East Japan Railway (JR East) have launched their latest “Joyful Train” service – the Shiki-Shima (lit. island of four seasons). Japan is famous for the efficiency and reliability of its train service, and the shinkansen, or bullet train is famous around the world. Less well known are Japan’s “Joyful trains”. These trains are designed to make travelling either a bit more fun, or a bit more luxurious. The idea started back in the 1960s, when an old style dining car was converted, with great success, into a traditional style Japanese restaurant with tatami mats and paper screens.
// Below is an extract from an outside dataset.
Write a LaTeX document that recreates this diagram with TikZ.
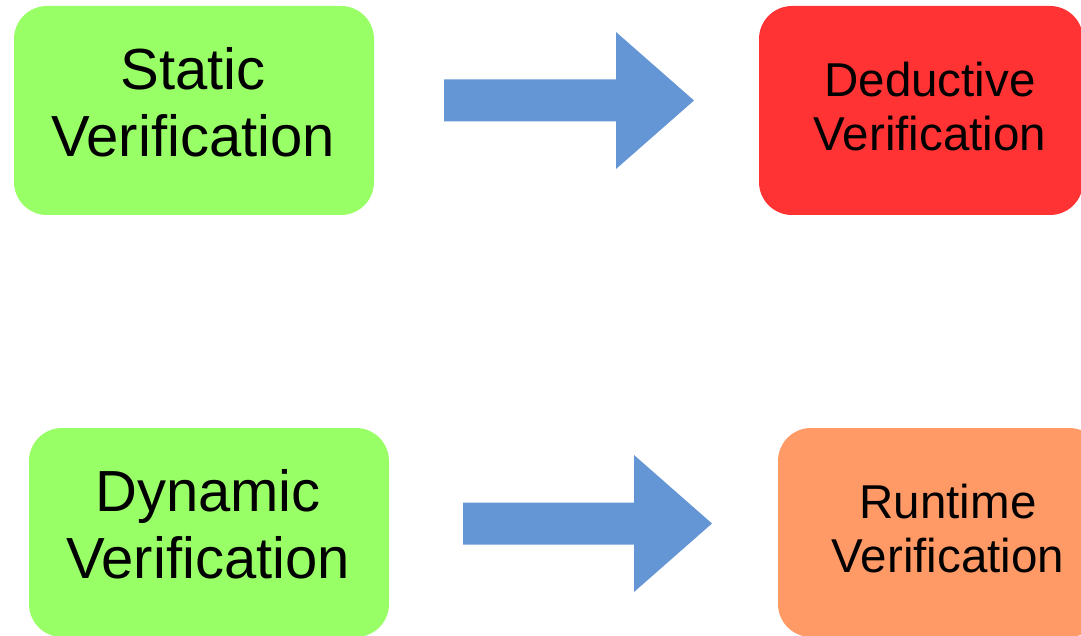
\documentclass[tikz,border=0pt]{standalone}
\usepackage{fontspec}
\setmainfont{Liberation Sans}
\definecolor{staticgreen}{HTML}{99FF66}
\definecolor{deductred}{HTML}{FF3333}
\definecolor{runtimeorange}{HTML}{FF9966}
\definecolor{arrowblue}{HTML}{6496D6}
\tikzset{
  stagebox/.style={rounded corners=33pt, minimum width=360pt, minimum height=209pt,
    inner sep=0pt, draw=none},
  bigtext/.style={align=center, inner sep=0pt, font=\fontsize{58}{67}\selectfont},
  smalltext/.style={align=center, inner sep=0pt, font=\fontsize{47.5}{54.5}\selectfont},
  blockarrow/.style={fill=arrowblue, draw=none}
}
% block arrow: #1 = tail coordinate, #2 = length, shaft half width 21, head 78 long, 68.5 half width
\newcommand{\flowarrow}[2]{%
  \fill[blockarrow] (#1) ++(0,-21) -- ++(#2-78,0) -- ++(0,-47.5) -- ++(78,68.5)
    -- ++(-78,68.5) -- ++(0,-47.5) -- ++(-#2+78,0) -- cycle;}
\begin{document}
\begin{tikzpicture}[x=1pt,y=-1pt]
\useasboundingbox (0,0) rectangle (1081,636);
\clip (0,0) rectangle (1081,636);

% boxes
\node[stagebox, fill=staticgreen] (static) at (194,110.5) {};
\node[stagebox, fill=deductred, minimum width=324pt] (deductive) at (921,110.5) {};
\node[stagebox, fill=staticgreen] (dynamic) at (209,532.5) {};
\node[stagebox, fill=runtimeorange, minimum width=324pt] (runtime) at (940,532.5) {};

% labels
\node[bigtext] (static-label) at ([xshift=-1pt,yshift=8pt]static.center) {Static\\Verification};
\node[smalltext] (deductive-label) at ([xshift=9pt,yshift=4pt]deductive.center) {Deductive\\Verification};
\node[bigtext] (dynamic-label) at ([xshift=-1pt,yshift=8pt]dynamic.center) {Dynamic\\Verification};
\node[smalltext] (runtime-label) at ([xshift=8pt,yshift=4pt]runtime.center) {Runtime\\Verification};

% arrows between the stages
\coordinate (toptail) at (444,100.5);
\coordinate (bottail) at (463,523.5);
\flowarrow{toptail}{250}
\flowarrow{bottail}{249}
\end{tikzpicture}
\end{document}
The concept has evolved over the years, and now there are all manner of distinctive trains, including special toy-orientated trains; Pokemon, manga and other branded/themed trains; and trains designed to provide enhanced viewing, dining and sleeping facilities.
The latest addition is the Shiki-Shima train. This is a “last word in luxury” 10 car train, designed for just 34 passengers. It has a stunning design with an observation car that offers almost a 360 degree view. The dining experience is overlooked by a Michelin starred chef, and the accommodation, comprising 17 suites, is five star all the way. A trip costs around 8,000 USD for two, and the train is booked up until mid-2018.
The lounge bar, of course, features a piano, in this case a Yamaha N2, part of the AvantGrand series. This is an obvious choice for such a role as it is one of the best digital pianos around, it has a great sound, feels good to play and is both compact and contemporary in styling.
Luxury travel seems to be synonymous with a piano bar. I wrote a piece about the piano’s role on-board cruise ships a short while back. And although there is less space on a train, wherever there is an exclusive bar, there is usually a piano. It is no surprise, therefore, to find one on the Shiki-Shima.
Probably the most famous example of luxury train travel is the Orient Express. This started in 1883, and although originally a rather basic service, over the years the brand has come to symbolise affluence and style. Following a turbulent history, the (Venice-Simplon) Orient Express is now operated by Belmond Group. It continues to run from London to Venice, and of course there is a piano in the lounge bar (a Schimmel baby grand). Belmond also run a train in the far east. This is known as the Eastern and Orient Express (equipped with an acoustic upright).
Other train services that feature a bar with a piano include:
- Rhaetian Railways (Switzerland). You can charter a piano bar carriage for use anywhere on their rail network. (more…)
- Belmond Andean Explorer. Operates in the Peruvian Andes and features a baby grand. (more…)
- Al Andalus (Spain). The piano bar is a restored 1930s Wagon Lit carriage, and operates on three routes. (more…)
- Danube Express. Runs across southern and eastern Europe, and to the Middle East. (more…)
- Imperial Russia. Operates across Russia, Mongolia and China. The lounge features an acoustic upright.
- Majestic Imperator Train de Luxe (Austria). Features a piano in Salon 1. (more…)
- Prestige Continental Express. Operates in Switzerland and Italy. The piano bar features an baby grand. (more…)
- Seven Stars in Kyushu (Japan). Has run in Japan’s southern island since 2013. The “Blue Moon” lounge car features a Yamaha N2.
- Swiss Classic Train (Switzerland). The bar carriage, although not luxuriously decorated, does have an acoustic upright.
- Grand Trans-Siberian Express. A German operated train running from Moscow to Beijing.
- Shangri-La Express (China). The piano bar features a Xinghai upright. (more…)
Piano Bar Rules
Looking at the list above, there seem to be two types of luxury train: one harks back to the opulence of a bygone era, and the other looks forward with futuristic, hi-tec designs. Both strive to make the journey as important as the arrival, and interestingly, both still call on the piano to help engage and entertain the traveller.
Are the passengers reuired to provide their own piano entertainment? I hope so, because that empowers the paying passengers the determine exactly what music they listen to.